Uncial 063, 0117
- Text: Luke 16 — John 6 †
- Date: 9th century
- Script: Greek
- Now at: Vatopedi, BnF, State Historical Museum
- Size: 26 x 19 cm
- Type: Byzantine text-type
- Category: V

= Uncial 063 =

Uncial 063 (in the Gregory-Aland numbering), ε 64 (Soden), is a Greek uncial manuscript of the New Testament, dated paleographically to the 9th century.

== Description ==
The codex contains a part of the Luke 16 — John 6, on 20 parchment leaves (26 cm by 19 cm). It is written in two columns per page, 29 lines per page.

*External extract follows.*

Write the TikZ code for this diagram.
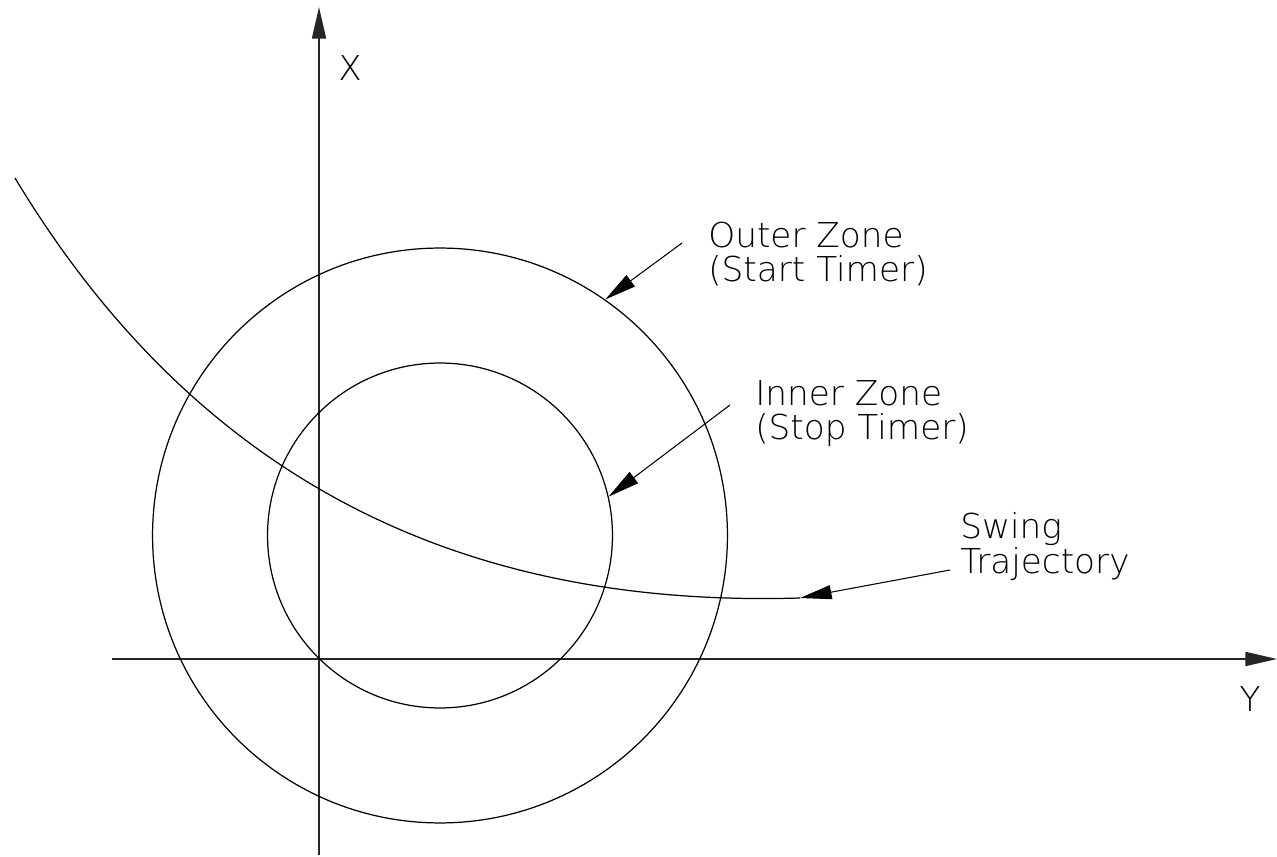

It uses breathings and accents. The text is divided according to the κεφαλαια (chapters), whose numbers are given at the margin, and according to the Ammonian Sections, (no references to the Eusebian Canons). It contains lectionary markings at the margin (for liturgical service).

- Contents
 Luke 16:19-18:14; 18:36-19:44; 20:19-23; 20:36-21:20; 22:6-30; 22:53-24:20.41-fin.;
 John 1:1-3:34; 4:45-6:29.

The Greek text of this codex is a representative of the Byzantine text-type. Aland placed it in Category V. It has some special readings.

It was not examined by the Claremont Profile Method.

In John 1:28 it reads ἐν Βηθανίᾳ ἐγένετο.

== History ==

It is dated by the INTF to the 9th century.

The codex 063 was divided and now is located in several different places. 14 leaves at the Vatopedi monastery (1219), 6 leaves at the State Historical Museum (V. 137, 181).

Two other leaves of the same codex, registered as 0117 (Gregory-Aland). They were brought from the East by Emmanuel Miller. Currently they are held at the Bibliothèque nationale de France (Suppl. Gr. 1155, II).